Users can segment countries too, displaying the most popular genres on music charts, the hottest artists, info on the biggest festivals, top venues, each week’s buzzing videos, streaming charts, Shazam charts, and more. The most important music cities are analysed, and users can find the fastest-rising local artists, event distribution by genre, and a rank of cities by event density. 

Artists looking to expand into a new market will find this useful to make informed marketing decisions, and as a search tool for festivals and venues for when touring resumes – where hopefully a new audience will await after some effective marketing. 

These individual metrics are complemented by Viberate’s charts, updated daily and pulling in data from various social and music channels. 

Users can customise charts by country, genre, and specific metrics – like Instagram followers, YouTube subscribers, or Spotify followers – and a timeframe. For example, you could look into “top rock artists in Finland by Spotify followers in the last 90 days”. A ‘Viberate Popularity’ tool measures an artist’s performance across platforms (comparable to Chartmetric’s ‘Cross Platform Performance’ metric). 

Viberate’s ambition is big: to become a music industry data standard like IMDb is for movies, and they are preparing to raise a series A funding round in 2021. 

So where does Viberate fit amongst its competitors? While Chartmetric features data from more platforms, Viberate does make these analytics very visually accessible. Adding metadata and an industry directory (as on Jaxsta and Rostr) to its list of upcoming features would be a helpful step, and more features are coming: airplay data arrives soon, along with analysis of playlists from different streaming services. 
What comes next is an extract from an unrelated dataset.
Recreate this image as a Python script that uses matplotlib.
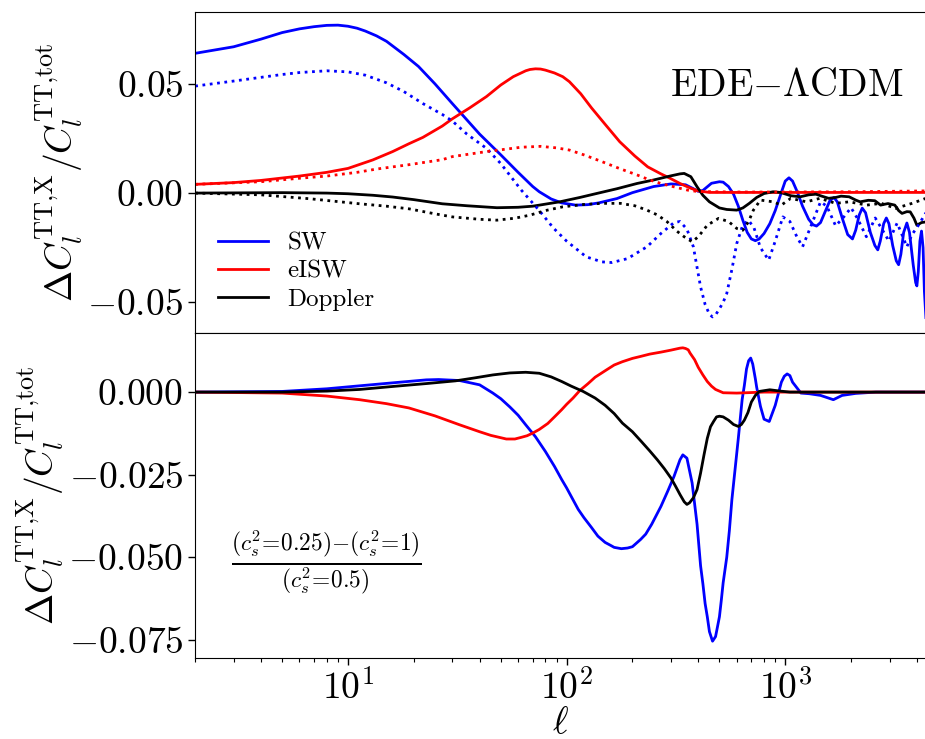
import matplotlib
matplotlib.use("Agg")
import matplotlib.pyplot as plt
from matplotlib.ticker import FixedLocator, LogLocator, NullFormatter

plt.rcParams['font.family'] = 'serif'
plt.rcParams['font.serif'] = ['cmr10']
plt.rcParams['mathtext.fontset'] = 'cm'
plt.rcParams['axes.formatter.use_mathtext'] = True

# --- EDE - LCDM, solid: c_s^2 = 1 run, dotted: c_s^2 = 0.25 run ---
ell_sw_a = [2, 3, 4, 5, 6, 7, 8, 9, 10, 11, 12, 13.5, 15, 18, 21, 25, 30, 35, 40, 50, 60,
            70, 75, 85, 95, 110, 125, 140, 170, 200, 250, 300, 350, 380, 400, 420, 460,
            500, 520, 550, 580, 610, 640, 670, 700, 730, 760, 800, 850, 900, 950, 1000,
            1040, 1080, 1130, 1200, 1280, 1340, 1390, 1450, 1530, 1600, 1670, 1730, 1830,
            1930, 2030, 2100, 2180, 2250, 2330, 2450, 2570, 2650, 2720, 2820, 2900, 2980,
            3100, 3220, 3300, 3380, 3480, 3600, 3700, 3850, 3950, 4000, 4060, 4130, 4200,
            4270, 4330, 4400]
sw_a = [0.064, 0.067, 0.0705, 0.0735, 0.0752, 0.0762, 0.0768, 0.0769, 0.0764, 0.0755,
        0.0742, 0.072, 0.0695, 0.0635, 0.058, 0.050, 0.041, 0.0335, 0.027, 0.0175, 0.0095,
        0.003, 0.0006, -0.0027, -0.0045, -0.0055, -0.0053, -0.0045, -0.0025, 0.0002,
        0.003, 0.0042, 0.0038, 0.002, 0.0008, 0.0012, 0.0045, 0.0052, 0.005, 0.003,
        -0.0005, -0.006, -0.0125, -0.018, -0.021, -0.0218, -0.021, -0.0185, -0.014,
        -0.008, -0.001, 0.0055, 0.007, 0.0055, 0.001, -0.006, -0.012, -0.0145, -0.0151,
        -0.0135, -0.008, -0.0035, -0.002, -0.004, -0.012, -0.019, -0.021, -0.017, -0.010,
        -0.0069, -0.009, -0.018, -0.024, -0.026, -0.022, -0.014, -0.0114, -0.014, -0.024,
        -0.031, -0.0328, -0.028, -0.018, -0.0137, -0.018, -0.033, -0.041, -0.0425,
        -0.036, -0.022, -0.0174, -0.025, -0.045, -0.057]

ell_sw_b = [2, 3, 4, 5, 6, 8, 10, 12, 15, 18, 22, 27, 30, 35, 43, 50, 62, 75, 87, 100,
            123, 145, 161, 190, 233, 270, 310, 330, 355, 380, 395, 410, 430, 450, 465,
            480, 500, 520, 540, 570, 600, 640, 680, 720, 770, 840, 900, 975, 1050, 1130,
            1200, 1300, 1450, 1550, 1700, 1850, 2000, 2150, 2350, 2580, 2750, 2980, 3250,
            3450, 3600, 3800, 4050, 4400]
sw_b = [0.049, 0.0513, 0.053, 0.0543, 0.0552, 0.056, 0.0555, 0.054, 0.0505, 0.0465,
        0.041, 0.036, 0.033, 0.027, 0.0205, 0.0135, 0.0014, -0.008, -0.016, -0.022,
        -0.0292, -0.0315, -0.0318, -0.030, -0.0246, -0.0185, -0.0135, -0.013, -0.0165,
        -0.0246, -0.034, -0.043, -0.051, -0.0555, -0.0567, -0.0558, -0.053, -0.050,
        -0.046, -0.035, -0.0231, -0.0145, -0.0125, -0.016, -0.025, -0.0307, -0.022,
        -0.0109, -0.013, -0.020, -0.0246, -0.016, -0.004, -0.006, -0.015, -0.011,
        -0.0067, -0.012, -0.020, -0.0114, -0.016, -0.022, -0.0137, -0.020, -0.0246,
        -0.019, -0.015, -0.009]

ell_eisw_a = [2, 3, 4, 6, 8, 10, 13, 16, 19, 22, 27, 30, 36, 43, 50, 57, 65, 68, 72, 76,
              80, 88, 96, 103, 116, 130, 150, 175, 205, 235, 270, 297, 330, 370, 400,
              450, 1000, 4400]
eisw_a = [0.004, 0.0048, 0.0058, 0.0078, 0.0095, 0.0113, 0.0152, 0.019, 0.0226, 0.0255,
          0.0307, 0.034, 0.039, 0.0442, 0.0495, 0.0533, 0.056, 0.0566, 0.0569, 0.0568,
          0.0563, 0.055, 0.0533, 0.051, 0.0455, 0.039, 0.0315, 0.0235, 0.017, 0.012,
          0.0088, 0.0068, 0.0044, 0.0022, 0.001, 0.0003, 0.0003, 0.0003]

ell_eisw_b = [2, 4, 6, 8, 11, 13.5, 19, 27, 30, 43, 62, 76, 90, 103, 120, 145, 175, 210,
              240, 270, 320, 360, 400, 600, 1000, 2000, 3000, 4400]
eisw_b = [0.004, 0.0052, 0.0068, 0.0078, 0.0095, 0.011, 0.013, 0.0153, 0.0167, 0.019,
          0.021, 0.0214, 0.0207, 0.0197, 0.0175, 0.0144, 0.0112, 0.0083, 0.006, 0.0044,
          0.0025, 0.0013, 0.0007, 0.0005, 0.0005, 0.0006, 0.0008, 0.001]

ell_dop_a = [2, 5, 8, 10, 13, 16, 20, 27, 35, 48, 60, 70, 93, 115, 137, 170, 210, 250,
             297, 330, 345, 370, 395, 420, 450, 500, 540, 600, 640, 685, 740, 800, 880,
             950, 1060, 1170, 1280, 1380, 1480, 1580, 1700, 1800, 1960, 2100, 2200, 2400,
             2570, 2730, 2950, 3170, 3300, 3420, 3600, 3730, 3880, 4000, 4200, 4400]
dop_a = [0.0, 0.0002, 0.0, -0.0003, -0.001, -0.0018, -0.003, -0.0049, -0.0058, -0.0067,
         -0.0065, -0.006, -0.004, -0.002, -0.0002, 0.002, 0.0044, 0.006, 0.0078, 0.0088,
         0.009, 0.0075, 0.0029, -0.001, -0.004, -0.0068, -0.0075, -0.0078, -0.0068,
         -0.0047, -0.002, -0.0002, 0.0006, 0.0003, -0.0012, -0.0017, -0.0008, -0.0005,
         -0.0015, -0.0024, -0.002, -0.0014, -0.0017, -0.0032, -0.004, -0.0033, -0.0035,
         -0.0055, -0.0048, -0.0055, -0.008, -0.0093, -0.0085, -0.0086, -0.0115, -0.0147,
         -0.0135, -0.0132]

ell_dop_b = [2, 4, 6.7, 11.3, 15, 19, 25, 30, 40, 48, 58, 68, 80, 96, 120, 145, 176, 205,
             233, 260, 288, 320, 345, 375, 400, 440, 495, 550, 600, 640, 680, 715, 770,
             880, 960, 1060, 1150, 1250, 1440, 1700, 1960, 2360, 2750, 3200, 3800, 4400]
dop_b = [0.0, -0.0008, -0.0026, -0.0049, -0.006, -0.0072, -0.0095, -0.0109, -0.012,
         -0.0124, -0.0115, -0.0101, -0.008, -0.0063, -0.0052, -0.0047, -0.0047, -0.0058,
         -0.0078, -0.010, -0.0131, -0.0175, -0.020, -0.0223, -0.020, -0.0147, -0.0116,
         -0.013, -0.0162, -0.017, -0.013, -0.0078, -0.0032, -0.004, -0.0055, -0.0024,
         -0.0032, -0.004, -0.0024, -0.0047, -0.004, -0.0055, -0.0047, -0.007, -0.0047,
         -0.0024]

# --- (c_s^2=0.25 - c_s^2=1) / (c_s^2=0.5) ---
ell_sw_d = [2, 5, 8, 11.3, 16, 22.8, 26, 32.4, 40, 46, 50, 55, 60, 65, 72, 80, 88, 95,
            100, 107, 113, 120, 130, 139, 150, 160, 165, 178, 190, 200, 218, 230, 245,
            270, 290, 310, 330, 340, 355, 375, 395, 410, 420, 430, 440, 450, 465, 480,
            490, 500, 510, 520, 540, 555, 570, 610, 635, 650, 665, 680, 695, 710, 730,
            740, 770, 800, 845, 900, 960, 990, 1020, 1050, 1080, 1180, 1290, 1450, 1660,
            1820, 2100, 2600, 4400]
sw_d = [0.0, 0.0002, 0.001, 0.0019, 0.0028, 0.0037, 0.0038, 0.0035, 0.0022, -0.0003,
        -0.002, -0.0045, -0.007, -0.0099, -0.0135, -0.018, -0.0225, -0.0265, -0.029,
        -0.0326, -0.0355, -0.038, -0.041, -0.0436, -0.0455, -0.0465, -0.047, -0.0474,
        -0.0472, -0.0468, -0.0446, -0.043, -0.040, -0.0346, -0.030, -0.0255, -0.0205,
        -0.019, -0.020, -0.0275, -0.040, -0.0526, -0.058, -0.064, -0.068, -0.0725,
        -0.0754, -0.074, -0.071, -0.068, -0.063, -0.0577, -0.050, -0.042, -0.0326,
        -0.014, -0.0023, 0.002, 0.007, 0.0095, 0.0103, 0.0085, 0.004, 0.0015, -0.0043,
        -0.0082, -0.0089, -0.004, 0.003, 0.0048, 0.0055, 0.005, 0.003, -0.0003, -0.0005,
        -0.001, -0.0023, -0.001, -0.0004, 0.0, 0.0]

ell_eisw_d = [2, 5, 8, 11.3, 15, 19, 25, 32.4, 40, 45, 53, 58, 62, 66, 70, 75, 82, 88, 95,
              100, 107, 115, 125, 135, 152, 165, 180, 200, 218, 240, 270, 300, 330, 340,
              350, 360, 367, 385, 400, 420, 440, 460, 480, 520, 600, 800, 4400]
eisw_d = [0.0, -0.0003, -0.0012, -0.0023, -0.0035, -0.0048, -0.0072, -0.0099, -0.012,
          -0.0131, -0.0142, -0.0142, -0.0137, -0.0132, -0.0124, -0.0113, -0.0095,
          -0.0075, -0.0053, -0.0037, -0.0018, 0.0005, 0.0025, 0.0045, 0.0067, 0.0082,
          0.0092, 0.0102, 0.0108, 0.0115, 0.0121, 0.0127, 0.0133, 0.0134, 0.0132, 0.0128,
          0.0118, 0.0098, 0.0075, 0.0052, 0.0032, 0.0018, 0.0008, -0.0002, -0.0003, 0.0,
          0.0]

ell_dop_d = [2, 5, 8, 11.3, 16, 23, 31, 38, 46, 55, 65, 75, 85, 95, 105, 119, 135, 150,
             165, 180, 200, 220, 240, 260, 280, 300, 315, 330, 345, 355, 365, 380, 395,
             410, 425, 440, 455, 470, 485, 500, 520, 550, 580, 610, 630, 650, 675, 700,
             730, 760, 850, 950, 1050, 4400]
dop_d = [0.0, 0.0, 0.0003, 0.0008, 0.0017, 0.0026, 0.0034, 0.0043, 0.0052, 0.0058, 0.006,
         0.0057, 0.0046, 0.0032, 0.0018, 0.0002, -0.0018, -0.004, -0.0065, -0.0094,
         -0.012, -0.015, -0.0178, -0.0205, -0.0232, -0.026, -0.0285, -0.031, -0.0332,
         -0.034, -0.0335, -0.032, -0.0295, -0.0245, -0.019, -0.014, -0.0105, -0.0089,
         -0.0075, -0.0073, -0.0075, -0.0085, -0.0098, -0.0104, -0.0098, -0.0085, -0.0062,
         -0.003, -0.001, 0.0002, 0.0007, 0.0003, 0.0, 0.0]

labels = ['SW', 'eISW', 'Doppler']
colors = ['blue', 'red', 'black']

fig = plt.figure(figsize=(9.25, 7.39), dpi=100)
ax1 = fig.add_axes([0.211, 0.549, 0.790, 0.435])
ax2 = fig.add_axes([0.211, 0.110, 0.790, 0.439], sharex=ax1)

lw = 2.0
top_solid = [(ell_sw_a, sw_a), (ell_eisw_a, eisw_a), (ell_dop_a, dop_a)]
top_dotted = [(ell_sw_b, sw_b), (ell_eisw_b, eisw_b), (ell_dop_b, dop_b)]
for (x, y), c, lab in zip(top_solid, colors, labels):
    ax1.plot(x, y, color=c, lw=lw, label=lab)
for (x, y), c in zip(top_dotted, colors):
    ax1.plot(x, y, color=c, lw=lw, ls=':')

bottom = [(ell_sw_d, sw_d), (ell_eisw_d, eisw_d), (ell_dop_d, dop_d)]
for (x, y), c in zip(bottom, colors):
    ax2.plot(x, y, color=c, lw=lw)

ax1.set_xscale('log')
ax1.set_xlim(2, 4400)
ax1.set_ylim(-0.0642, 0.083)
ax2.set_ylim(-0.0804, 0.0178)
ax1.yaxis.set_major_locator(FixedLocator([-0.05, 0.0, 0.05]))
ax2.yaxis.set_major_locator(FixedLocator([-0.075, -0.05, -0.025, 0.0]))
ax2.xaxis.set_major_locator(LogLocator(base=10))
ax2.xaxis.set_minor_locator(LogLocator(base=10, subs=range(2, 10)))
ax2.xaxis.set_minor_formatter(NullFormatter())

ax1.tick_params(axis='x', which='both', bottom=False, labelbottom=False)
for ax in (ax1, ax2):
    ax.tick_params(axis='y', labelsize=27, length=5, width=1)
    ax.spines['right'].set_visible(False)
ax2.tick_params(axis='x', which='major', labelsize=27, length=5, width=1)
ax2.tick_params(axis='x', which='minor', length=3, width=0.8)

ylab = r'$\Delta C_l^{\rm TT{,}X}/C_l^{\rm TT{,}tot}$'
ax1.set_ylabel(ylab, fontsize=27, labelpad=2)
ax2.set_ylabel(ylab, fontsize=27, labelpad=2)
ax2.set_xlabel(r'$\ell$', fontsize=27, labelpad=0)

ax1.text(0.97, 0.77, r'EDE$-\Lambda$CDM', transform=ax1.transAxes,
         ha='right', va='center', fontsize=28)
ax2.text(0.18, 0.29, r'$\frac{(c_s^2\!=\!0.25){-}(c_s^2\!=\!1)}{(c_s^2\!=\!0.5)}$',
         transform=ax2.transAxes, ha='center', va='center', fontsize=24)

ax1.legend(loc='lower left', bbox_to_anchor=(0.0, 0.0), frameon=False,
           fontsize=18, handlelength=2.0, labelspacing=0.22)

fig.savefig('out.png', dpi=100)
One of Viberate’s really unique aspects is how it integrates live performance data into overall social and streaming analytics – data that is usually siloed. It’s easy to see why, post-pandemic, Viberate hopes to be used widely across the live sector. 

It’s free to set up an account on Viberate and claim a profile, and free users can see the Top 50 artist chart, essential artist analytics, and analytics of top 50 artists. Pricing tiers are €10.90, €41.90 and €82.90 per month, each giving access to additional features. Vibrate’s biggest clients are labels and management companies, with all three major labels having tested the platform.